The precision of user identification is crucial, especially when some tools evaluate flags based on a user's unique ID. The more accurately users are identified, the more effectively you can target your flags.

Maintaining a "sticky" ID is essential to ensure consistent flag evaluation for each user within your product. Inconsistent identification may lead to variable flag evaluations, as the user might be categorized into different variants each time.

For flags rolled out based on group analytics or individual user properties, accurate identification also involves proper setup of these parameters. Users need to be correctly assigned to groups or possess specific properties for your feature flag service to accurately evaluate flags dependent on these criteria.

Granting Feature Flag Access to Relevant Team Members

It's best practice to provide all team members who have a stake in the project with some level of permission to access, manage, and update the feature flag configurations. For instance, Instagram allows both their product managers and sales teams to control user access to specific features.

For ease of use, the hosted version of your feature flag system can be integrated with your existing user authentication system. The aim is to streamline and simplify the team's user management experience.

Organizing Feature Flags into Groups

Streamlining feature flag maintenance can be achieved by grouping them effectively. Different teams may have varied approaches to grouping their feature flags.

One method is to categorize feature flags into simple and high-level categories. Another approach is to organize them into broader categories such as release features, operational features, and experimental features.

Regularly reviewing and updating how you group your features should be an integral part of your workflow.

Implementing feature flag management practices need not be a daunting task. In fact, most of these practices are readily supported by popular feature flag management solutions. These practices can significantly enhance the efficiency of your software development team, allowing feature flags to effectively drive development.

Feature Flags: Designed for a Short Lifecycle

Our feature flag management approach underscores their temporary nature, distinguishing them from permanent application configurations. Feature flags are intended to be short-lived, modified dynamically at runtime, and retired after the rollout of new features. To manage them efficiently, we assign expiration dates, consider them akin to technical debt requiring periodic review and cleanup, and archive them when they're no longer necessary. This approach ensures code simplicity and avoids legacy complications. There are exceptions, such as kill-switches or debugging flags, but generally, limiting the duration of feature flags is essential for a streamlined and efficient application lifecycle.

Opt for SDKs Over REST APIs

When implementing feature flags in your code, it's advisable to avoid using REST APIs for retrieving these flags. This approach can slow down your application and introduce issues such as thread safety, network latency, and bootstrap inconsistency.

Unless there's a specific requirement for your application, using SDKs provided by third parties is a better choice. These SDKs cache feature flags in memory and update them using methods like long-polling, WebSockets, SSE, or gRPC. This approach is more efficient and reliable. Particularly for locally evaluated feature flags, there's no need to rewrite the evaluation logic in your application.

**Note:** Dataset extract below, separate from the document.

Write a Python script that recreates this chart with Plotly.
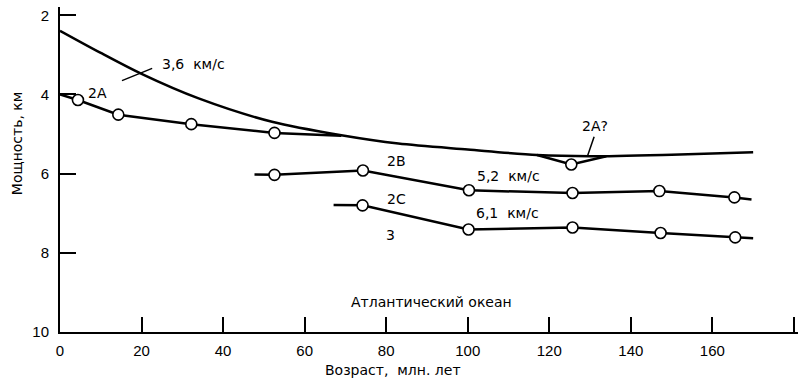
import plotly.graph_objects as go

# ---- data ----
curve_age   = [0, 10, 20, 34, 52, 69, 83, 100, 117, 130, 150, 170]
curve_depth = [2.39, 2.95, 3.48, 4.1, 4.69, 5.03, 5.24, 5.39, 5.53, 5.56, 5.52, 5.46]

a2_age    = [0, 4.4, 14.3, 32.2, 52.6, 69]
a2_depth  = [4.0, 4.14, 4.51, 4.75, 4.97, 5.04]
a2_circle = [False, True, True, True, True, False]

a2q_age    = [117, 125.4, 134]
a2q_depth  = [5.53, 5.77, 5.56]
a2q_circle = [False, True, False]

b2_age    = [47.7, 52.6, 74.3, 100.3, 125.7, 147, 165.4, 169.6]
b2_depth  = [6.02, 6.03, 5.92, 6.42, 6.49, 6.44, 6.60, 6.65]
b2_circle = [False, True, True, True, True, True, True, False]

c2_age    = [67.1, 74.2, 100.2, 125.7, 147.3, 165.6, 170]
c2_depth  = [6.79, 6.80, 7.41, 7.36, 7.50, 7.61, 7.63]
c2_circle = [False, True, True, True, True, True, False]

x_ticks = [0, 20, 40, 60, 80, 100, 120, 140, 160, 180]
x_tick_labels = ["0", "20", "40", "60", "80", "100", "120", "140", "160", ""]
y_ticks = [2, 4, 6, 8, 10]
y_tick_labels = ["2", "4", "6", "8", "10"]

# labels: (text, age, depth, anchor)
labels = [
    ("3,6\u00a0\u00a0км/с", 24.6, 3.23, "left"),
    ("2A", 9.1, 3.96, "center"),
    ("2A?", 131.2, 4.80, "center"),
    ("2B", 82.6, 5.68, "center"),
    ("5,2\u00a0\u00a0км/с", 101.8, 6.05, "left"),
    ("2C", 82.6, 6.65, "center"),
    ("6,1\u00a0\u00a0км/с", 101.6, 6.99, "left"),
    ("3", 81.0, 7.56, "center"),
    ("Атлантический океан", 91.0, 9.24, "center"),
]
# leader lines: (age0, depth0, age1, depth1)
leaders = [
    (15.2, 3.65, 22.6, 3.34),
    (131.0, 5.07, 129.4, 5.55),
]

LABEL_FONT = dict(family="DejaVu Sans", size=14, color="black")
TICK_FONT = dict(family="Liberation Sans, Arial", size=15, color="black")

fig = go.Figure()

fig.add_trace(go.Scatter(x=curve_age, y=curve_depth, mode="lines",
                         line=dict(color="black", width=2.5, shape="spline", smoothing=0.8),
                         showlegend=False, hoverinfo="skip"))

series = [(a2_age, a2_depth, a2_circle),
          (a2q_age, a2q_depth, a2q_circle),
          (b2_age, b2_depth, b2_circle),
          (c2_age, c2_depth, c2_circle)]

for ages, depths, circ in series:
    fig.add_trace(go.Scatter(x=ages, y=depths, mode="lines",
                             line=dict(color="black", width=2.5),
                             showlegend=False, hoverinfo="skip"))

for ages, depths, circ in series:
    fig.add_trace(go.Scatter(
        x=[a for a, c in zip(ages, circ) if c],
        y=[d for d, c in zip(depths, circ) if c],
        mode="markers",
        marker=dict(size=11, color="white", opacity=1,
                    line=dict(color="black", width=1.6)),
        showlegend=False, hoverinfo="skip"))

for (t, xa, ya, anc) in labels:
    fig.add_annotation(x=xa, y=ya, xref="x", yref="y", text=t, showarrow=False,
                       xanchor=anc, yanchor="middle", font=LABEL_FONT)

for (x0, y0, x1, y1) in leaders:
    fig.add_shape(type="line", xref="x", yref="y", x0=x0, y0=y0, x1=x1, y1=y1,
                  line=dict(color="black", width=1.5))

fig.add_annotation(x=-0.0587, y=0.58, xref="paper", yref="paper",
                   text="Мощность, км", textangle=-90, showarrow=False,
                   xanchor="center", yanchor="middle", font=LABEL_FONT)
fig.add_annotation(x=0.451, y=-0.117, xref="paper", yref="paper",
                   text="Возраст,\u00a0\u00a0млн.\u00a0лет", showarrow=False,
                   xanchor="center", yanchor="middle", font=LABEL_FONT)

fig.update_layout(
    width=801, height=382,
    margin=dict(l=60, r=3, t=7, b=50),
    paper_bgcolor="white", plot_bgcolor="white",
    hovermode=False,
    xaxis=dict(range=[0, 181], showgrid=False, zeroline=False,
               showline=True, linecolor="black", linewidth=2,
               ticks="inside", ticklen=15, tickwidth=1.5, tickcolor="black",
               tickvals=x_ticks, ticktext=x_tick_labels, tickfont=TICK_FONT,
               ticklabelstandoff=4),
    yaxis=dict(range=[10, 1.79], showgrid=False, zeroline=False,
               showline=True, linecolor="black", linewidth=2,
               ticks="inside", ticklen=16, tickwidth=1.5, tickcolor="black",
               tickvals=y_ticks, ticktext=y_tick_labels, tickfont=TICK_FONT,
               ticklabelstandoff=6),
)

fig.write_html("out.html", config={"displayModeBar": False},
               post_script="document.body.style.margin='0px';document.body.style.overflow='hidden';")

Third-party SDKs are also regularly updated to stay compatible with the latest feature flag management services, often including a downgrade mechanism to ensure SDK compatibility.

Furthermore, I highly recommend using the OpenFeature standardized feature flags SDK to avoid vendor lock-in.

Opt for Local Evaluation to Speed Up

For back-end services, rich applications, and even mobile applications, evaluating your feature flags locally can enhance the overall system performance.

By doing so, your evaluation server faces less workload, allowing it to concentrate on processing requests from devices with limited computing capabilities. Your application benefits from reduced network latency, as it can quickly retrieve evaluation results from a local cache. However, I advise against using local evaluation for lightweight applications, such as web applications. These may contain hundreds of feature flags, and the evaluation logic can be complex and memory-intensive.

Quick Access through Flag Bootstrapping

Bootstrapping feature flags ensures they are immediately available in the client, essential for scenarios like A/B testing on landing pages or redirect tests. Without bootstrapping, there's a delay waiting for the library to load and request the flag data, causing the page to load without the necessary flag information.

Implementing bootstrapping also guarantees accurate feature flag data for event tracking. You can achieve this by adding a bootstrap configuration with your required feature flags to your application. This setup allows the flags to be initialized as soon as the application loads, or you can alternatively assign default values to each flag for immediate use.

Assessing Feature Flag Appropriateness

When adopting feature flags, development teams must evaluate their suitability for upcoming tasks. Feature flags, while useful, can increase decision points in code and add technical debt. It's crucial for teams to have an effective feature-flag strategy to minimize the number of flags in the code and manage technical debt more cautiously.

We recommend integrating feature flag patterns into the planning process of new features. For larger teams, this includes involving both the product manager and the software development team in discussions. Incorporating feature flags in release strategy talks with the product team adds a layer of transparency, aiding the development team in understanding the feature's business relevance.

Streamline with Single-Use Feature Flags

For clarity and simplicity, use one feature flag per component, function, or class. Multiple uses of the same flag can lead to maintenance challenges and potential errors. Keeping feature flags focused and limited ensures easier management and understanding.

Regularly Clean Up Feature Flags

Feature flags, while useful, can clutter your codebase and make it less readable. Once a feature is fully rolled out to all users, it's best to remove its feature flag from the codebase. At this point, the feature is always enabled, eliminating the need for conditional checks.

Leaving feature flag code in the codebase poses risks, such as accidental deactivation of the feature for some or all users. However, consider retaining certain flags as kill switches for quickly disabling features in case of issues.

When deciding whether to keep a feature flag, balance the convenience of a kill switch against the burden of maintaining additional code.

Conclusion

In conclusion, effective management of feature flags in software development involves clear naming conventions, avoiding nested flags, ensuring independent flag functionality, and integrating feature flags early in the development process. Employing SDKs for efficient flag retrieval, local evaluation for performance, and regular flag cleanup maintains code clarity. Balancing these practices with the needs of your team and project will streamline development, enhance user experience, and ensure the successful implementation and management of feature flags.